— Aim of the task —
Repeat every line of the listing below exactly, minus the pictures.

══════════

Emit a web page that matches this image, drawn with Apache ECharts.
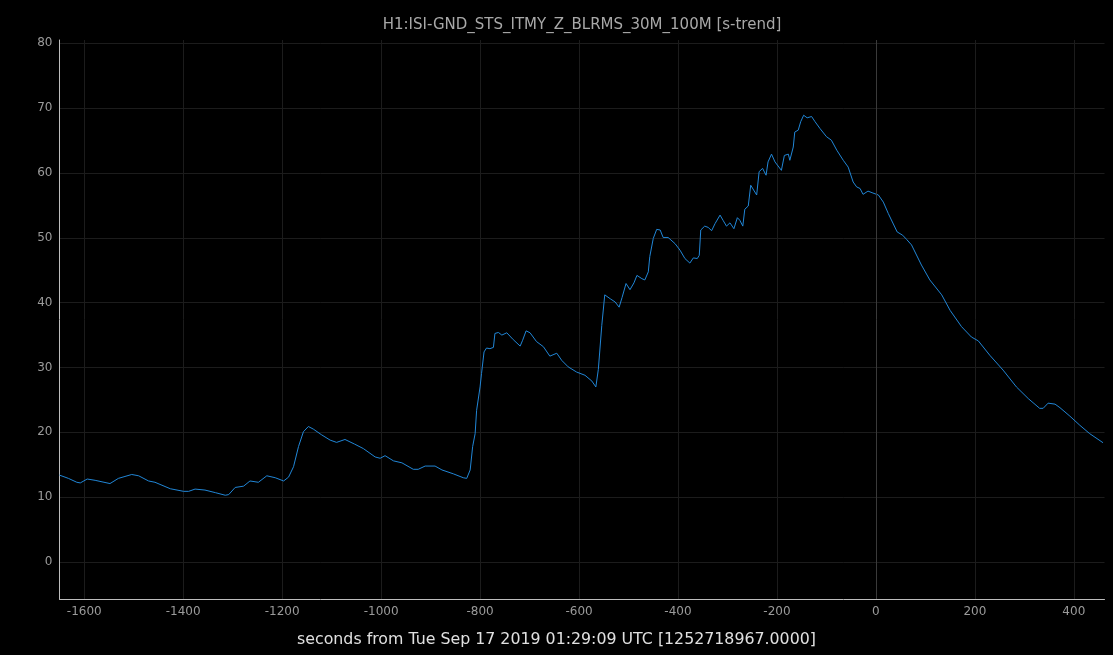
<!DOCTYPE html>
<html>
<head>
<meta charset="utf-8">
<script src="https://cdn.jsdelivr.net/npm/echarts@6/dist/echarts.min.js"></script>
<style>
html,body{margin:0;padding:0;background:#000;}
#chart{width:1113px;height:655px;}
</style>
</head>
<body>
<div id="chart"></div>
<script>
const titleText = "H1:ISI-GND_STS_ITMY_Z_BLRMS_30M_100M [s-trend]";
const xAxisLabel = "seconds from Tue Sep 17 2019 01:29:09 UTC [1252718967.0000]";

const times = [
  -1650,-1632,-1615,-1608,-1594,-1578,-1548,-1531,-1504,-1490,-1470,-1457,-1426,-1399,-1389,-1376,-1356,-1335,-1315,-1308,
  -1295,-1278,-1265,-1248,-1231,-1214,-1197,-1187,-1177,-1167,-1157,-1147,-1137,-1120,-1103,-1090,-1073,-1054,-1036,-1012,
  -1002,-992,-975,-958,-935,-925,-911,-891,-877,-854,-834,-827,-820,-815,-810,-807,-800,-797,-792,-787,
  -780,-773,-770,-763,-756,-746,-733,-719,-714,-707,-699,-686,-672,-659,-645,-635,-622,-605,-588,-574,
  -566,-561,-554,-548,-537,-527,-519,-513,-505,-497,-489,-483,-473,-467,-460,-457,-450,-443,-436,-430,
  -420,-406,-396,-386,-376,-369,-361,-357,-354,-346,-339,-332,-325,-315,-309,-302,-295,-287,-280,-275,
  -269,-265,-258,-253,-241,-236,-229,-222,-218,-211,-204,-191,-185,-177,-174,-167,-164,-157,-152,-146,
  -139,-130,-123,-113,-100,-90,-79,-66,-56,-46,-39,-32,-26,-16,-6,5,15,25,43,54,
  62,72,92,109,133,150,173,193,207,230,257,284,308,331,338,348,362,372,392,412,
  432,459
];
const values = [
  13.4,12.9,12.3,12.2,12.8,12.6,12.1,12.9,13.5,13.3,12.5,12.3,11.3,10.9,10.9,11.25,11.1,10.7,10.3,10.4,
  11.5,11.7,12.5,12.3,13.3,13.0,12.5,13.1,14.7,17.8,20.1,20.9,20.5,19.6,18.8,18.45,18.9,18.2,17.5,16.2,
  16.0,16.4,15.6,15.3,14.3,14.3,14.8,14.8,14.2,13.6,13.0,12.9,14.2,17.8,19.8,23.4,27.0,29.1,32.4,33.0,
  32.9,33.1,35.25,35.4,35.0,35.35,34.3,33.3,34.2,35.65,35.35,34.0,33.2,31.75,32.2,31.1,30.1,29.3,28.8,27.9,
  27.0,29.7,36.5,41.2,40.6,40.1,39.3,40.8,42.95,42.0,43.05,44.2,43.7,43.5,44.75,47.1,49.9,51.3,51.2,50.05,
  50.05,49.1,48.1,46.8,46.1,46.9,46.8,47.3,51.2,51.8,51.6,51.1,52.2,53.5,52.7,51.8,52.3,51.4,53.1,52.7,
  51.8,54.4,54.9,58.1,56.6,60.2,60.7,59.65,61.7,62.9,61.7,60.4,62.7,62.9,61.95,64.0,66.3,66.6,67.9,68.9,
  68.5,68.7,67.9,66.85,65.6,65.05,63.5,61.95,60.9,58.6,57.85,57.6,56.7,57.2,56.9,56.6,55.5,53.75,50.9,50.4,
  49.75,48.9,45.8,43.5,41.2,38.8,36.3,34.7,34.1,31.9,29.6,27.0,25.2,23.7,23.7,24.5,24.35,23.8,22.5,21.1,
  19.8,18.4
];

const seriesData = times.map((t, i) => [t, values[i]]);

const chart = echarts.init(document.getElementById('chart'), null, {renderer: 'canvas'});
chart.setOption({
  backgroundColor: '#000',
  animation: false,
  title: [{
    text: titleText,
    left: 577,
    textAlign: 'center',
    top: 13,
    textStyle: {color: '#a8a8a8', fontFamily: 'DejaVu Sans', fontSize: 15, fontWeight: 'normal'}
  }, {
    text: xAxisLabel,
    left: 551.5,
    textAlign: 'center',
    top: 627,
    textStyle: {color: '#e0e0e0', fontFamily: 'DejaVu Sans', fontSize: 15.8, fontWeight: 'normal'}
  }],
  grid: {left: 59.5, right: 8.5, top: 40, bottom: 56, containLabel: false},
  xAxis: {
    type: 'value',
    min: -1650, max: 462,
    splitNumber: 10,
    axisLine: {show: true, onZero: false, lineStyle: {color: '#bdbdbd', width: 1}},
    axisTick: {show: false},
    axisLabel: {color: '#9a9a9a', fontFamily: 'DejaVu Sans', fontSize: 12, margin: 7, showMinLabel: false, showMaxLabel: false,
      formatter: v => String(v)},
    splitLine: {show: true, showMinLine: false, showMaxLine: false, lineStyle: {color: '#1c1c1c', width: 1}}
  },
  yAxis: {
    type: 'value',
    min: -5.7, max: 80.5,
    splitNumber: 9,
    axisLine: {show: true, onZero: false, lineStyle: {color: '#bdbdbd', width: 1}},
    axisTick: {show: false},
    axisLabel: {color: '#9a9a9a', fontFamily: 'DejaVu Sans', fontSize: 12, margin: 7, showMinLabel: false, showMaxLabel: false,
      formatter: v => String(v)},
    splitLine: {show: true, showMinLine: false, showMaxLine: false, lineStyle: {color: '#1c1c1c', width: 1}}
  },
  series: [{
    type: 'line',
    data: seriesData,
    showSymbol: false,
    lineStyle: {color: '#2186d6', width: 1},
    itemStyle: {color: '#2186d6'},
    markLine: {
      silent: true,
      symbol: 'none',
      label: {show: false},
      lineStyle: {color: '#3a3a3a', type: 'solid', width: 1},
      data: [{xAxis: 0}]
    }
  }]
});
</script>
</body>
</html>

══════════

— Answer for the task —
Emit a web page that matches this image, drawn with Apache ECharts.
<!DOCTYPE html>
<html>
<head>
<meta charset="utf-8">
<script src="https://cdn.jsdelivr.net/npm/echarts@6/dist/echarts.min.js"></script>
<style>
html,body{margin:0;padding:0;background:#000;}
#chart{width:1113px;height:655px;}
</style>
</head>
<body>
<div id="chart"></div>
<script>
const titleText = "H1:ISI-GND_STS_ITMY_Z_BLRMS_30M_100M [s-trend]";
const xAxisLabel = "seconds from Tue Sep 17 2019 01:29:09 UTC [1252718967.0000]";

const times = [
  -1650,-1632,-1615,-1608,-1594,-1578,-1548,-1531,-1504,-1490,-1470,-1457,-1426,-1399,-1389,-1376,-1356,-1335,-1315,-1308,
  -1295,-1278,-1265,-1248,-1231,-1214,-1197,-1187,-1177,-1167,-1157,-1147,-1137,-1120,-1103,-1090,-1073,-1054,-1036,-1012,
  -1002,-992,-975,-958,-935,-925,-911,-891,-877,-854,-834,-827,-820,-815,-810,-807,-800,-797,-792,-787,
  -780,-773,-770,-763,-756,-746,-733,-719,-714,-707,-699,-686,-672,-659,-645,-635,-622,-605,-588,-574,
  -566,-561,-554,-548,-537,-527,-519,-513,-505,-497,-489,-483,-473,-467,-460,-457,-450,-443,-436,-430,
  -420,-406,-396,-386,-376,-369,-361,-357,-354,-346,-339,-332,-325,-315,-309,-302,-295,-287,-280,-275,
  -269,-265,-258,-253,-241,-236,-229,-222,-218,-211,-204,-191,-185,-177,-174,-167,-164,-157,-152,-146,
  -139,-130,-123,-113,-100,-90,-79,-66,-56,-46,-39,-32,-26,-16,-6,5,15,25,43,54,
  62,72,92,109,133,150,173,193,207,230,257,284,308,331,338,348,362,372,392,412,
  432,459
];
const values = [
  13.4,12.9,12.3,12.2,12.8,12.6,12.1,12.9,13.5,13.3,12.5,12.3,11.3,10.9,10.9,11.25,11.1,10.7,10.3,10.4,
  11.5,11.7,12.5,12.3,13.3,13.0,12.5,13.1,14.7,17.8,20.1,20.9,20.5,19.6,18.8,18.45,18.9,18.2,17.5,16.2,
  16.0,16.4,15.6,15.3,14.3,14.3,14.8,14.8,14.2,13.6,13.0,12.9,14.2,17.8,19.8,23.4,27.0,29.1,32.4,33.0,
  32.9,33.1,35.25,35.4,35.0,35.35,34.3,33.3,34.2,35.65,35.35,34.0,33.2,31.75,32.2,31.1,30.1,29.3,28.8,27.9,
  27.0,29.7,36.5,41.2,40.6,40.1,39.3,40.8,42.95,42.0,43.05,44.2,43.7,43.5,44.75,47.1,49.9,51.3,51.2,50.05,
  50.05,49.1,48.1,46.8,46.1,46.9,46.8,47.3,51.2,51.8,51.6,51.1,52.2,53.5,52.7,51.8,52.3,51.4,53.1,52.7,
  51.8,54.4,54.9,58.1,56.6,60.2,60.7,59.65,61.7,62.9,61.7,60.4,62.7,62.9,61.95,64.0,66.3,66.6,67.9,68.9,
  68.5,68.7,67.9,66.85,65.6,65.05,63.5,61.95,60.9,58.6,57.85,57.6,56.7,57.2,56.9,56.6,55.5,53.75,50.9,50.4,
  49.75,48.9,45.8,43.5,41.2,38.8,36.3,34.7,34.1,31.9,29.6,27.0,25.2,23.7,23.7,24.5,24.35,23.8,22.5,21.1,
  19.8,18.4
];

const seriesData = times.map((t, i) => [t, values[i]]);

const chart = echarts.init(document.getElementById('chart'), null, {renderer: 'canvas'});
chart.setOption({
  backgroundColor: '#000',
  animation: false,
  title: [{
    text: titleText,
    left: 577,
    textAlign: 'center',
    top: 13,
    textStyle: {color: '#a8a8a8', fontFamily: 'DejaVu Sans', fontSize: 15, fontWeight: 'normal'}
  }, {
    text: xAxisLabel,
    left: 551.5,
    textAlign: 'center',
    top: 627,
    textStyle: {color: '#e0e0e0', fontFamily: 'DejaVu Sans', fontSize: 15.8, fontWeight: 'normal'}
  }],
  grid: {left: 59.5, right: 8.5, top: 40, bottom: 56, containLabel: false},
  xAxis: {
    type: 'value',
    min: -1650, max: 462,
    splitNumber: 10,
    axisLine: {show: true, onZero: false, lineStyle: {color: '#bdbdbd', width: 1}},
    axisTick: {show: false},
    axisLabel: {color: '#9a9a9a', fontFamily: 'DejaVu Sans', fontSize: 12, margin: 7, showMinLabel: false, showMaxLabel: false,
      formatter: v => String(v)},
    splitLine: {show: true, showMinLine: false, showMaxLine: false, lineStyle: {color: '#1c1c1c', width: 1}}
  },
  yAxis: {
    type: 'value',
    min: -5.7, max: 80.5,
    splitNumber: 9,
    axisLine: {show: true, onZero: false, lineStyle: {color: '#bdbdbd', width: 1}},
    axisTick: {show: false},
    axisLabel: {color: '#9a9a9a', fontFamily: 'DejaVu Sans', fontSize: 12, margin: 7, showMinLabel: false, showMaxLabel: false,
      formatter: v => String(v)},
    splitLine: {show: true, showMinLine: false, showMaxLine: false, lineStyle: {color: '#1c1c1c', width: 1}}
  },
  series: [{
    type: 'line',
    data: seriesData,
    showSymbol: false,
    lineStyle: {color: '#2186d6', width: 1},
    itemStyle: {color: '#2186d6'},
    markLine: {
      silent: true,
      symbol: 'none',
      label: {show: false},
      lineStyle: {color: '#3a3a3a', type: 'solid', width: 1},
      data: [{xAxis: 0}]
    }
  }]
});
</script>
</body>
</html>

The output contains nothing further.